ETS needs revision, critical for energy independence

The European Emissions Trading System (ETS) needs to be adapted to ensure the cost of decarbonisation can be borne by industry and security of supply is not jeopardised, according to a Euractiv panel discussion held in Brussels on Wednesday.

“We must not give up the free allocation in ETS to sectors exposed to carbon leakage,” secretary of state at Poland’s climate and environment ministry Krzysztof Bolesta warned during the discussion monitored by Kallanish. “This is the best and proven way to actually protect their competitiveness and make sure that they don’t have a big incentive to leave Europe.”

ETS has received increasing attention in the weeks since the Middle East conflict erupted and lifted global energy prices, further impacting European industry’s already shaky competitiveness. Free allowances have started to be phased out since 1 January and are scheduled to disappear by 2034, unless the European Commission amends the timeline as part of its ETS review, expected in July.

Italian, Austrian and Czech steelmaking representatives have been particularly vocal in recent months about the need to delay the phase-out.

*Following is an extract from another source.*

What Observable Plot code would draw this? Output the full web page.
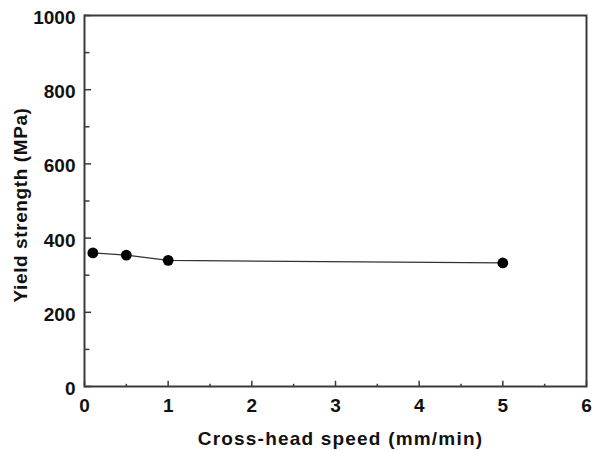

“The linear [free allocation] reduction factor needs to be a bit lowered to give industries more space and time to decarbonise. So, there’s still room in the system towards 2050; we don’t need to close the system in the late 2030s because then companies don’t know what to do,” Bolesta continued.

EU climate policy has converged firmly with industry and security concerns. “It is existential for Europe, not just for protecting the climate, but even maybe more so for economic competitiveness reasons, that we continue this transition,” said director general of DG CLIMA, European Commission Kurt Vandenberghe. “It’s getting fossil out of our system as quickly as possible, but in a cost efficient manner that does not jeopardise our security of supply.”

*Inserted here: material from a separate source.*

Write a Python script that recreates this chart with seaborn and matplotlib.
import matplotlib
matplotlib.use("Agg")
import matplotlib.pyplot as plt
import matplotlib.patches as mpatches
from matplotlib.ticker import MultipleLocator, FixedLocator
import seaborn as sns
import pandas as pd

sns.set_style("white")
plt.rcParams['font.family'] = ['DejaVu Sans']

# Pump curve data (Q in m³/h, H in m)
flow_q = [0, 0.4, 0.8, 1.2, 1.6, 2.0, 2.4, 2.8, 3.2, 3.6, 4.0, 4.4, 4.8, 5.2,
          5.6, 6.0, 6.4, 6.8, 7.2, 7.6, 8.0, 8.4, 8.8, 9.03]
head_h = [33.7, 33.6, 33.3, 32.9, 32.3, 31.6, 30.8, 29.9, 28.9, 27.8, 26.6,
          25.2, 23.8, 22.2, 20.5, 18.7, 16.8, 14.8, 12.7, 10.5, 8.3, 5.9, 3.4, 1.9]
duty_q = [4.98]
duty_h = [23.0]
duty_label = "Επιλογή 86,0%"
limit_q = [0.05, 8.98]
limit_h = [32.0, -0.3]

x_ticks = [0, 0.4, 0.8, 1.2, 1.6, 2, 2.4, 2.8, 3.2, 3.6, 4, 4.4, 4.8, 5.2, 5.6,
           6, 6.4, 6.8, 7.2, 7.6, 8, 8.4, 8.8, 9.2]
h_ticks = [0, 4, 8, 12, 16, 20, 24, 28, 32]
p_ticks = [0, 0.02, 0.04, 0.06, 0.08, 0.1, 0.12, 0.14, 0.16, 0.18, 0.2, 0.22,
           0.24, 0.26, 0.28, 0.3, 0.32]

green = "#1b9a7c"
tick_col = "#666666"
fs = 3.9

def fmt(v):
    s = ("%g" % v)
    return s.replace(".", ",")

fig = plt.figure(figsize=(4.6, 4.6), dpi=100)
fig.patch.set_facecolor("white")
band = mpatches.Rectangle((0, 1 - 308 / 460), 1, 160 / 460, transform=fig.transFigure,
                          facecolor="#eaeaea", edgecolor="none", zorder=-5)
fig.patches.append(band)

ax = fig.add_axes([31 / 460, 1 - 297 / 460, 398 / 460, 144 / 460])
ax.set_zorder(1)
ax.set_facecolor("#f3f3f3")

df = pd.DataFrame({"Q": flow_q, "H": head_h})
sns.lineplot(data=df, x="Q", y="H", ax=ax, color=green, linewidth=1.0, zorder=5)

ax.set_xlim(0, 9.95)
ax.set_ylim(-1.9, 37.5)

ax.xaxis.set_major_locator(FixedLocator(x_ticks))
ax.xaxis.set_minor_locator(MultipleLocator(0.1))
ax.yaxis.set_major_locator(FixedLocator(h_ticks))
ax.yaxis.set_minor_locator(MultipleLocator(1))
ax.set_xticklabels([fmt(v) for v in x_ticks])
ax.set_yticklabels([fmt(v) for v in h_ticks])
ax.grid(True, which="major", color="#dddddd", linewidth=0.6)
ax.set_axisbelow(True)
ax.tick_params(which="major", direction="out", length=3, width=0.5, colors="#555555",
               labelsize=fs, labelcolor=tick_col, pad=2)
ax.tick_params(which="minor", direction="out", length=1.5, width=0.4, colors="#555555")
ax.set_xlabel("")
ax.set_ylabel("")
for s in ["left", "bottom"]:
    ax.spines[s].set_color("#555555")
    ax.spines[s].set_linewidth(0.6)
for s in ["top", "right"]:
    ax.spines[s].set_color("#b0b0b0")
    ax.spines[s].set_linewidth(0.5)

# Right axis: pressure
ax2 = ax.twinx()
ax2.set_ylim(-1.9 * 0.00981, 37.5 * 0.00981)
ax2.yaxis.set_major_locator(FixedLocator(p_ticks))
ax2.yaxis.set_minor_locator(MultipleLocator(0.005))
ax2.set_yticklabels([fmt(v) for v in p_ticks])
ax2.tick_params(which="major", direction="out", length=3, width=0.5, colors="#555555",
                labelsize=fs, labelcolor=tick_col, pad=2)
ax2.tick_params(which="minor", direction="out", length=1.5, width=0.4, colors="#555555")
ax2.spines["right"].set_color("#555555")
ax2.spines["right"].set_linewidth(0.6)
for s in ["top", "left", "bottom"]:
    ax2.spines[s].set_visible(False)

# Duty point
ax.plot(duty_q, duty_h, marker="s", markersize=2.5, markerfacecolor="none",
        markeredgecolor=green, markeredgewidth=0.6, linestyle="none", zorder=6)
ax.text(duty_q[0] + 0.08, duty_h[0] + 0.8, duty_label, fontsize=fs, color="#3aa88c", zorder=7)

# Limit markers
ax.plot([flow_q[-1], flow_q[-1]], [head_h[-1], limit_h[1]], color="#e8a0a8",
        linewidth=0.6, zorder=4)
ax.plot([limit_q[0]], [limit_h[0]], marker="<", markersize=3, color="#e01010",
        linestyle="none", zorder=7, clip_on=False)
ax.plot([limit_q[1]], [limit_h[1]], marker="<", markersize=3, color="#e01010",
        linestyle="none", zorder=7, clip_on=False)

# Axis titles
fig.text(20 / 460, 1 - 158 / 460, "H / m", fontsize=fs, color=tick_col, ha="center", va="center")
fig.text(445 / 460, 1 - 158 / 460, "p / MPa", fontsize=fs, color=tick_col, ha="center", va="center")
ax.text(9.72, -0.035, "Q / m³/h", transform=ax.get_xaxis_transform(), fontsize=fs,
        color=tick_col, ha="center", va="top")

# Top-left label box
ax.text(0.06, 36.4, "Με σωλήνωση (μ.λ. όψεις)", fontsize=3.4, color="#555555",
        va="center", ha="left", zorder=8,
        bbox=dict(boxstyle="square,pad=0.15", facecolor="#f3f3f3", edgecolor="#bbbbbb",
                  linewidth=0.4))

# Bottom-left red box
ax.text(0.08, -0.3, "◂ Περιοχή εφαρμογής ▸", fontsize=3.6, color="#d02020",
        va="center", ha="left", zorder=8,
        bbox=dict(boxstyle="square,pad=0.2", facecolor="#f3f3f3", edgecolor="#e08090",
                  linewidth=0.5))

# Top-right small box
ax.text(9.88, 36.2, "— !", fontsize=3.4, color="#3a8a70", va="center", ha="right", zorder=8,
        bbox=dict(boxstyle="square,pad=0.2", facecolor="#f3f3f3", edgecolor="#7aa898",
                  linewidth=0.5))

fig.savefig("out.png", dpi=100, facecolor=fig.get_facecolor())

The ETS revision will be part of an overall revision of the post-2030 framework for EU energy and climate. “The line that we will follow is very clear. We keep the direction, we stay the course, but we make it less prescriptive. It has to be really a big machine to drive investment and innovation, so that we modernise on the energy system, and that we have a renewal of our industry in Europe.”

ETS nevertheless remains crucial as a driving force for energy independence. Only a few months ago, “the narrative was quite different … where it was not so clear this consequence of the over reliance that we have on fossils”, said deputy director & head of policy, Bellona Europa Lina Strandvåg Nagell. “And that seems to be a mistake we’re doing as a society repeatedly, where we make the rules for the good times, and we forget why we were actually doing them in the first place.”

Any revision to the system should not punish the first movers who have already spent big sums on decarbonisation, she added.

The system would benefit from the establishment of an institution to govern the ETS price, “like a central bank … essentially the MSR [Market Stability Reserve] but equipped with some new powers”, suggested Bolesta. Vandenberghe countered saying “the mood is not for creating new institutions of any kind”, but that the rules-based management of the MSR will ensure credible pricing.

The Commission supports the inclusion of international carbon credits in the European climate policy framework, but there will be “strict conditions on the integrity of these credits” to ensure they can be trusted, he added.

There is meanwhile “no hesitation” that nuclear energy “will play a big role” in the EU’s energy mix by 2050, he continued. The Commission will use part of the Innovation Fund to help finance the development of small, modern reactors in Europe. CCUS will also be required, he added.

“We don’t do climate policy for the climate only anymore. It’s really for industry and security. Secondly, there will be no green transition with red finance numbers for business, but it will also be no black numbers for business if there is no green transition,” Vandenberghe concluded.